(Rows from a dataset of charts and code)
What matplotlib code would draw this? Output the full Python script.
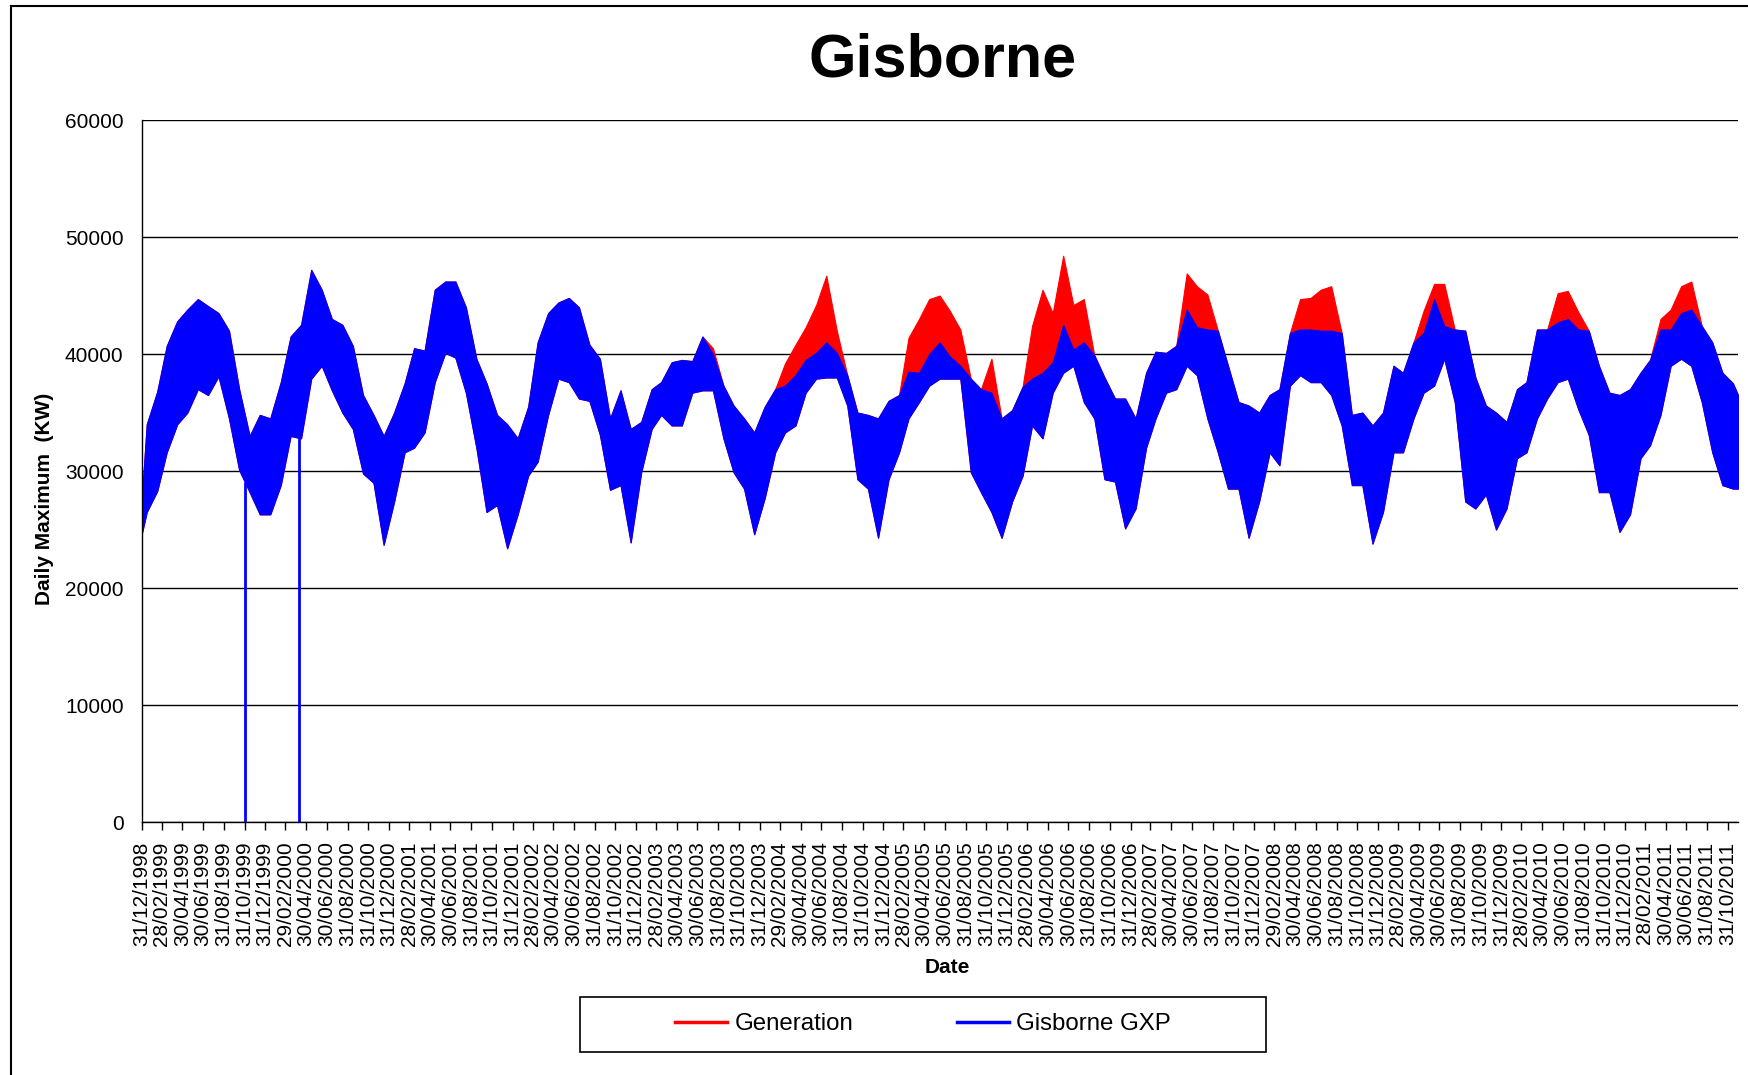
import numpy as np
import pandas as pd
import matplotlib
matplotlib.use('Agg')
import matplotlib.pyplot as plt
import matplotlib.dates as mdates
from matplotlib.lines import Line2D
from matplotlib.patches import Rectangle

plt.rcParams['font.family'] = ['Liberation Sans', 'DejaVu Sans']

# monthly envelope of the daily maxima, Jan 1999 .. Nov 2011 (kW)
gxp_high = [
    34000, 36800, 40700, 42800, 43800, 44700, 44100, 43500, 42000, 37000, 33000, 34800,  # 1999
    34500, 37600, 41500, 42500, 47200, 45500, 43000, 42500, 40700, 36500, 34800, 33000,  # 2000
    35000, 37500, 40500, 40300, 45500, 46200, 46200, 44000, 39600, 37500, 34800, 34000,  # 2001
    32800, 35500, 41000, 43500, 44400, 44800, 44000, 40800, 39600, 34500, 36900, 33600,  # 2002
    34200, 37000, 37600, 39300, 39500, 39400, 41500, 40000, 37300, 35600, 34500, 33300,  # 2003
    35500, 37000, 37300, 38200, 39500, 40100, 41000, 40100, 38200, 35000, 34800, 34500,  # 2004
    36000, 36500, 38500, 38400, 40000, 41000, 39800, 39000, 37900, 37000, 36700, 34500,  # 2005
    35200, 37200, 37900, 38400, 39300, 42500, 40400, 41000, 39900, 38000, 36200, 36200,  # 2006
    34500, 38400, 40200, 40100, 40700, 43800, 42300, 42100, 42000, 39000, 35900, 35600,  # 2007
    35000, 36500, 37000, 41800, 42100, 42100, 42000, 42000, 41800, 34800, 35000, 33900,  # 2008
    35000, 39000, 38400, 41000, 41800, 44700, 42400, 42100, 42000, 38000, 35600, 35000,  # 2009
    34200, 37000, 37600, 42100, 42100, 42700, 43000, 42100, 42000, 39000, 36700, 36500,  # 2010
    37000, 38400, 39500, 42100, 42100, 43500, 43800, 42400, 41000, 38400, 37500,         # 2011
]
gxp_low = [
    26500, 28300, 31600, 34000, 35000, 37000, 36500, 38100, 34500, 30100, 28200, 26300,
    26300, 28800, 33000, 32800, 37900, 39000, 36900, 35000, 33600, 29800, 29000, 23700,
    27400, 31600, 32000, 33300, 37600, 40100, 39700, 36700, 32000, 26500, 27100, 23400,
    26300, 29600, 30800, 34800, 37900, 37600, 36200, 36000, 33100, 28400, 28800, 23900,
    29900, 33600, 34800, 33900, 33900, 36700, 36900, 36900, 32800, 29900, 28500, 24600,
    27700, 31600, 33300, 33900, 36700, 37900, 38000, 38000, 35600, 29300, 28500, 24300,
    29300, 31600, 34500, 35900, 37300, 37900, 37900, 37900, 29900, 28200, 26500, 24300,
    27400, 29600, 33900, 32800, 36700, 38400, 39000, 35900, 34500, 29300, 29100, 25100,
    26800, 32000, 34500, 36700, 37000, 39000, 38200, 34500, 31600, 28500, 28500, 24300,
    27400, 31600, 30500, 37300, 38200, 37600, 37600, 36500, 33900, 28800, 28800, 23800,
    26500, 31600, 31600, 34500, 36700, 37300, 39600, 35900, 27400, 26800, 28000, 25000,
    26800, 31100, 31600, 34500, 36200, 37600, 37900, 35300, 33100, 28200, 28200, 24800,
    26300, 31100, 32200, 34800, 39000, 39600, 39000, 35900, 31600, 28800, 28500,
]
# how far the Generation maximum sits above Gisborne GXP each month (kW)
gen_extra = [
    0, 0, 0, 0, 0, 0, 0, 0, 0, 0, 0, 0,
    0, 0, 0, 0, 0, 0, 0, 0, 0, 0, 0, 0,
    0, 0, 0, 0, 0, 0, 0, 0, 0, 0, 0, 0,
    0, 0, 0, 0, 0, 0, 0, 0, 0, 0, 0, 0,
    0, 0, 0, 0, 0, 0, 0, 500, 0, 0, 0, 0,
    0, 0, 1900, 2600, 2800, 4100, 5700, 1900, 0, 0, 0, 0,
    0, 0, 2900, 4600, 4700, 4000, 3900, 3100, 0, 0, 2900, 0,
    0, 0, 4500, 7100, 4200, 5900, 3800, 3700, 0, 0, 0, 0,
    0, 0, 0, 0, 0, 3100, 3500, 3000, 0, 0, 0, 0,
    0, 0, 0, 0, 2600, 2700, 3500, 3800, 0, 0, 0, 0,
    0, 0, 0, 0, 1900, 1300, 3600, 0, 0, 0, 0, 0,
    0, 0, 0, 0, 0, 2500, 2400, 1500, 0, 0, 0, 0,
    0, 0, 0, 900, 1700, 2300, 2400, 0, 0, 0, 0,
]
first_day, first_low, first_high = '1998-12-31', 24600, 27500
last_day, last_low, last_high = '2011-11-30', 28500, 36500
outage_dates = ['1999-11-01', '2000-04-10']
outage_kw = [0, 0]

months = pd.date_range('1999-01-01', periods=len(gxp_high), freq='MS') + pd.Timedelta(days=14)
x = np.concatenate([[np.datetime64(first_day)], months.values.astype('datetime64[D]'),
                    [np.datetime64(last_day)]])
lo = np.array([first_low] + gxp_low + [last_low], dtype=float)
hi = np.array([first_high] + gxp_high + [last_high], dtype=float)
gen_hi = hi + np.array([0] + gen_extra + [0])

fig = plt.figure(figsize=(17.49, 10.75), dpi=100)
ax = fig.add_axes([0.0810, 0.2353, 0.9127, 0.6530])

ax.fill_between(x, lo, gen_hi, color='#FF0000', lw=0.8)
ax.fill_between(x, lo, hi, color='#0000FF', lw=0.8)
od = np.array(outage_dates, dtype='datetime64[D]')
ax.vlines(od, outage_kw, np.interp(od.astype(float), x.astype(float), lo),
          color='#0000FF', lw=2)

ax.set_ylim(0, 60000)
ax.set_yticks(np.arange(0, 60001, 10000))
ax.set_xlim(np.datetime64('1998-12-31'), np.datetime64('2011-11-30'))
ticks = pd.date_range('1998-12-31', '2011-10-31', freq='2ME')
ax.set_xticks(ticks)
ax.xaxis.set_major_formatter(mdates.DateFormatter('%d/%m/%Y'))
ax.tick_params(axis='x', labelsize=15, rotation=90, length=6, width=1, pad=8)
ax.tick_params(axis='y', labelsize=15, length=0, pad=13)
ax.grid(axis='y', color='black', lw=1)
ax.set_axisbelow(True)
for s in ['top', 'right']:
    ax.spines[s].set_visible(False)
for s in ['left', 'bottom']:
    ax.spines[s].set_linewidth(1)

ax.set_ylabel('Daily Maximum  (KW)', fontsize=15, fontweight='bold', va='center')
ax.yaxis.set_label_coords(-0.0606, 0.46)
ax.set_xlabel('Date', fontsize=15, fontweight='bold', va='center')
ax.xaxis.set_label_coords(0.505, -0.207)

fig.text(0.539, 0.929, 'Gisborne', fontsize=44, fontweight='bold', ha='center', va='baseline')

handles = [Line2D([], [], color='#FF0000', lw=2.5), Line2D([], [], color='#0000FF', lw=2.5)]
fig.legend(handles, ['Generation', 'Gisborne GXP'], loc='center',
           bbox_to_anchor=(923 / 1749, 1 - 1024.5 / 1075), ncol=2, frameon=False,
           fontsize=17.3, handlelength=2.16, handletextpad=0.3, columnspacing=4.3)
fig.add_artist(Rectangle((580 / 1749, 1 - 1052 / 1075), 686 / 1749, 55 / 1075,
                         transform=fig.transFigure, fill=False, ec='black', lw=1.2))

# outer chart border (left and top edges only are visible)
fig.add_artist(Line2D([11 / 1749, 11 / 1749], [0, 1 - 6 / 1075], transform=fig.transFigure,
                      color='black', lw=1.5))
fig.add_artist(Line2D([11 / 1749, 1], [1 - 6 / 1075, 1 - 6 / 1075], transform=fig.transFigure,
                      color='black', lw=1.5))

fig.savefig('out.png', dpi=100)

* * *

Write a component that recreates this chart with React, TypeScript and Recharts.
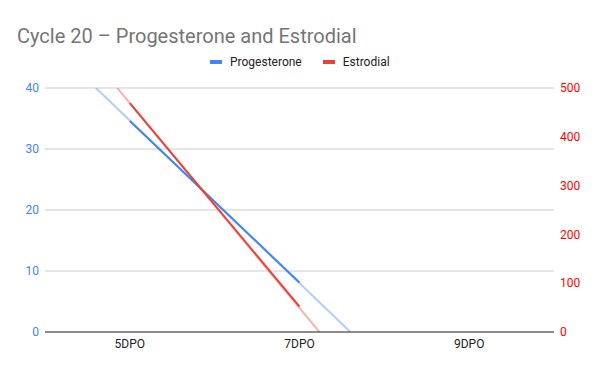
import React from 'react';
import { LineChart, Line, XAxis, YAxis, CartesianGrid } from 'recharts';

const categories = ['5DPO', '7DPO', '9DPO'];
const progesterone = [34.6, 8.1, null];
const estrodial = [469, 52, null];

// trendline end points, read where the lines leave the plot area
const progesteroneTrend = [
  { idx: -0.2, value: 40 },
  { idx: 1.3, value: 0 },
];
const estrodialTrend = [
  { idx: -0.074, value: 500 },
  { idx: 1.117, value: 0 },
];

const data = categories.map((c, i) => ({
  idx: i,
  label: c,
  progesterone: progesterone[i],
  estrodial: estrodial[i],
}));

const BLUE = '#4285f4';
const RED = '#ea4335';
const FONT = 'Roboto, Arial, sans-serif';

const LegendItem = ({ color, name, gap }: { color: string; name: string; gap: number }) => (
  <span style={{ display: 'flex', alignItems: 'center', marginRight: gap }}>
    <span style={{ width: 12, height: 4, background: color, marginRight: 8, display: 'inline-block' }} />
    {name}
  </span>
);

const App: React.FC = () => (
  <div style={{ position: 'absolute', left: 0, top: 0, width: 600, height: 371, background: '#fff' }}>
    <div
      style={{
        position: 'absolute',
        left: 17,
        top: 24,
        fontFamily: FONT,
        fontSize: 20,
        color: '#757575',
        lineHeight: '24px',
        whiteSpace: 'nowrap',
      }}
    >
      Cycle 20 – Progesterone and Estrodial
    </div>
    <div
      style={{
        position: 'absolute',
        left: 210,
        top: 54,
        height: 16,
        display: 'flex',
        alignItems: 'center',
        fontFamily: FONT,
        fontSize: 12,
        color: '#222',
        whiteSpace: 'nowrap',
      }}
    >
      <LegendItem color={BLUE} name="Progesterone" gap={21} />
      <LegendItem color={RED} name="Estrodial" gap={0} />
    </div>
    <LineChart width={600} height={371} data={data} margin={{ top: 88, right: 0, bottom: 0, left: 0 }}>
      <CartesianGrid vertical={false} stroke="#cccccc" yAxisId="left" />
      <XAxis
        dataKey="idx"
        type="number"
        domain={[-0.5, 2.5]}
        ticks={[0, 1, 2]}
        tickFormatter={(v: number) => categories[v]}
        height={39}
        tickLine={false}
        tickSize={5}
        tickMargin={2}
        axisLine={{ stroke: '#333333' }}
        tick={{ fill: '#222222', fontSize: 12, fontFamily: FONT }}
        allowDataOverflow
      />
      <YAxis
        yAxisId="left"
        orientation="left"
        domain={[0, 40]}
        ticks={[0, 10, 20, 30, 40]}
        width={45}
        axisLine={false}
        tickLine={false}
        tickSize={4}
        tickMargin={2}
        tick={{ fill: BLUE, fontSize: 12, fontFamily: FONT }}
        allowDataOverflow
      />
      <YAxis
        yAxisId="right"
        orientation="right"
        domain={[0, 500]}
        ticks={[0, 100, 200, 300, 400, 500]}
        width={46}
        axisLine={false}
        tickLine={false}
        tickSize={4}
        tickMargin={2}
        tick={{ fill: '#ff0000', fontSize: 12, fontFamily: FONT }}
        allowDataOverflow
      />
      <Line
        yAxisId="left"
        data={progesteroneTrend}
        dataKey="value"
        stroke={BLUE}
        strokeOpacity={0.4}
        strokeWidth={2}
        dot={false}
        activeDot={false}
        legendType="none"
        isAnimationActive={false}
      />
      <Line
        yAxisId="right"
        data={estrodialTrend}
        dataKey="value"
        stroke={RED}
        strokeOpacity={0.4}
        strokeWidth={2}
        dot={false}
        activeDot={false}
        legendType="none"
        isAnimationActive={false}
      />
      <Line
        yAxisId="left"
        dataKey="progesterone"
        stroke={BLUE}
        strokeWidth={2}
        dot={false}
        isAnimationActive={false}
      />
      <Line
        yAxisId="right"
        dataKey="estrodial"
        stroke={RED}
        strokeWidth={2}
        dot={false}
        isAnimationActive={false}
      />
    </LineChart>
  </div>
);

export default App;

■ **What to work on**:
Print exactly what appears from the line holding "What matplotlib code" down to the line holding "plt.rcParams['font.family'] = ['Liberation", both ends kept, leaving out the pictures.

■ **Correct output**:
What matplotlib code would draw this? Output the full Python script.
import numpy as np
import pandas as pd
import matplotlib
matplotlib.use('Agg')
import matplotlib.pyplot as plt
import matplotlib.dates as mdates
from matplotlib.lines import Line2D
from matplotlib.patches import Rectangle

plt.rcParams['font.family'] = ['Liberation Sans', 'DejaVu Sans']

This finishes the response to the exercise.